TASK OBJECTIVE:
Leave out any pictures and transcribe all other data below exactly.

PROVIDED MATERIAL:

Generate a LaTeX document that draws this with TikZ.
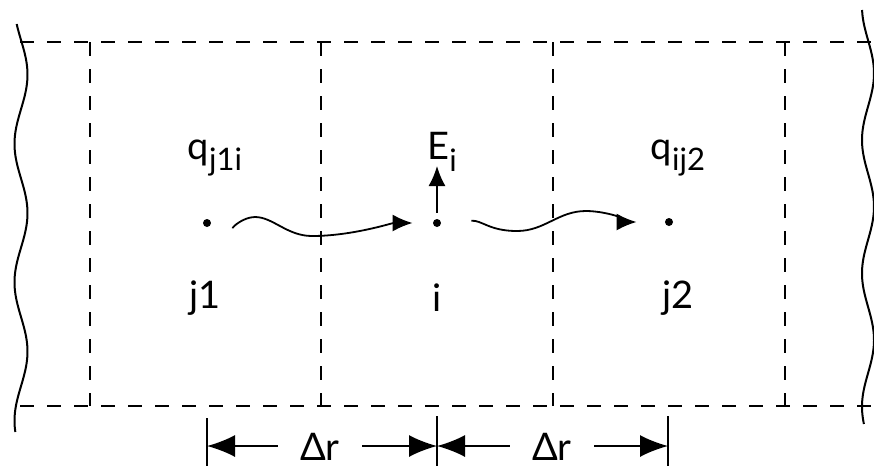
\documentclass[tikz,border=0pt]{standalone}
\usepackage{fontspec}
\setsansfont{Lato}
\usetikzlibrary{arrows.meta}

\newcommand{\lowsub}[1]{\raisebox{-0.6ex}{\fontsize{15.5}{17}\selectfont #1}}

\begin{document}
\begin{tikzpicture}[x=0.5pt,y=-0.5pt,>=Latex,
  cell/.style={line width=1.3pt,dash pattern=on 7pt off 6.5pt},
  cut/.style={line width=1pt,smooth},
  pt/.style={circle,fill,inner sep=0pt,minimum size=4pt},
  lbl/.style={font=\sffamily\fontsize{19}{22}\selectfont,inner sep=1pt},
  flow/.style={-{Latex[length=10pt,width=8.5pt]},line width=0.9pt},
  dim/.style={-{Latex[length=14pt,width=11pt]},line width=0.8pt},
  tick/.style={line width=1.2pt}]
  \useasboundingbox (0,0) rectangle (874,468);
  % cell boundaries
  \draw[cell] (20,42) -- (874,42);
  \draw[cell] (20,406) -- (874,406);
  \foreach \x in {90,321,553,785} \draw[cell] (\x,42) -- (\x,406);
  % cut edges of the strip
  \draw[cut,domain=24:432,samples=90] plot ({21+6.5*sin((\x-40)*2.6)},\x);
  \draw[cut,domain=10:424,samples=90] plot ({868+6*sin((\x-40)*2.7)},\x);
  % nodes
  \node[pt] (j1) at (207,223) {};
  \node[pt] (i) at (437,223) {};
  \node[pt] (j2) at (669,222) {};
  \node[lbl] (nj1) at (205,298) {j1};
  \node[lbl] (ni) at (437,298) {i};
  \node[lbl] (nj2) at (678,298) {j2};
  \node[lbl] (q1) at (215,158) {q\lowsub{j1i}};
  \node[lbl] (q2) at (678,158) {q\lowsub{ij2}};
  \node[lbl] (E) at (442,152) {E\lowsub{i}};
  \coordinate (ei) at (437,166);
  \coordinate (h1) at (255,217);
  \coordinate (w1) at (312,236);
  \coordinate (w2) at (517,231);
  \coordinate (w3) at (586,211);
  % heat flows
  \draw[flow,shorten <=11pt,shorten >=10pt] (j1) .. controls +(24,5) and +(-12,0) .. (h1)
    .. controls +(18,0) and +(-25,0) .. (w1) .. controls +(40,0) and +(-45,0) .. (i);
  \draw[flow,shorten <=15pt,shorten >=14pt] (i) .. controls +(45,-3) and +(-28,0) .. (w2)
    .. controls +(28,0) and +(-28,0) .. (w3) .. controls +(22,0) and +(-30,0) .. (j2);
  \draw[flow,shorten <=3pt] (i) -- (ei);
  % spacing
  \coordinate (t1) at (207,446);
  \coordinate (t2) at (437,446);
  \coordinate (t3) at (668,446);
  \draw[tick] (207,418) -- (207,466);
  \draw[tick] (437,416) -- (437,466);
  \draw[tick] (668,416) -- (668,466);
  \node[lbl] (dr1) at (320,447) {Δr};
  \node[lbl] (dr2) at (552,447) {Δr};
  \draw[dim,shorten <=10pt] (dr1.west |- t1) -- (t1);
  \draw[dim,shorten <=10pt] (dr1.east |- t1) -- (t2);
  \draw[dim,shorten <=10pt] (dr2.west |- t1) -- (t2);
  \draw[dim,shorten <=10pt] (dr2.east |- t1) -- (t3);
\end{tikzpicture}
\end{document}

EXERCISE RESPONSE:
Generate a LaTeX document that draws this with TikZ.
\documentclass[tikz,border=0pt]{standalone}
\usepackage{fontspec}
\setsansfont{Lato}
\usetikzlibrary{arrows.meta}

\newcommand{\lowsub}[1]{\raisebox{-0.6ex}{\fontsize{15.5}{17}\selectfont #1}}

\begin{document}
\begin{tikzpicture}[x=0.5pt,y=-0.5pt,>=Latex,
  cell/.style={line width=1.3pt,dash pattern=on 7pt off 6.5pt},
  cut/.style={line width=1pt,smooth},
  pt/.style={circle,fill,inner sep=0pt,minimum size=4pt},
  lbl/.style={font=\sffamily\fontsize{19}{22}\selectfont,inner sep=1pt},
  flow/.style={-{Latex[length=10pt,width=8.5pt]},line width=0.9pt},
  dim/.style={-{Latex[length=14pt,width=11pt]},line width=0.8pt},
  tick/.style={line width=1.2pt}]
  \useasboundingbox (0,0) rectangle (874,468);
  % cell boundaries
  \draw[cell] (20,42) -- (874,42);
  \draw[cell] (20,406) -- (874,406);
  \foreach \x in {90,321,553,785} \draw[cell] (\x,42) -- (\x,406);
  % cut edges of the strip
  \draw[cut,domain=24:432,samples=90] plot ({21+6.5*sin((\x-40)*2.6)},\x);
  \draw[cut,domain=10:424,samples=90] plot ({868+6*sin((\x-40)*2.7)},\x);
  % nodes
  \node[pt] (j1) at (207,223) {};
  \node[pt] (i) at (437,223) {};
  \node[pt] (j2) at (669,222) {};
  \node[lbl] (nj1) at (205,298) {j1};
  \node[lbl] (ni) at (437,298) {i};
  \node[lbl] (nj2) at (678,298) {j2};
  \node[lbl] (q1) at (215,158) {q\lowsub{j1i}};
  \node[lbl] (q2) at (678,158) {q\lowsub{ij2}};
  \node[lbl] (E) at (442,152) {E\lowsub{i}};
  \coordinate (ei) at (437,166);
  \coordinate (h1) at (255,217);
  \coordinate (w1) at (312,236);
  \coordinate (w2) at (517,231);
  \coordinate (w3) at (586,211);
  % heat flows
  \draw[flow,shorten <=11pt,shorten >=10pt] (j1) .. controls +(24,5) and +(-12,0) .. (h1)
    .. controls +(18,0) and +(-25,0) .. (w1) .. controls +(40,0) and +(-45,0) .. (i);
  \draw[flow,shorten <=15pt,shorten >=14pt] (i) .. controls +(45,-3) and +(-28,0) .. (w2)
    .. controls +(28,0) and +(-28,0) .. (w3) .. controls +(22,0) and +(-30,0) .. (j2);
  \draw[flow,shorten <=3pt] (i) -- (ei);
  % spacing
  \coordinate (t1) at (207,446);
  \coordinate (t2) at (437,446);
  \coordinate (t3) at (668,446);
  \draw[tick] (207,418) -- (207,466);
  \draw[tick] (437,416) -- (437,466);
  \draw[tick] (668,416) -- (668,466);
  \node[lbl] (dr1) at (320,447) {Δr};
  \node[lbl] (dr2) at (552,447) {Δr};
  \draw[dim,shorten <=10pt] (dr1.west |- t1) -- (t1);
  \draw[dim,shorten <=10pt] (dr1.east |- t1) -- (t2);
  \draw[dim,shorten <=10pt] (dr2.west |- t1) -- (t2);
  \draw[dim,shorten <=10pt] (dr2.east |- t1) -- (t3);
\end{tikzpicture}
\end{document}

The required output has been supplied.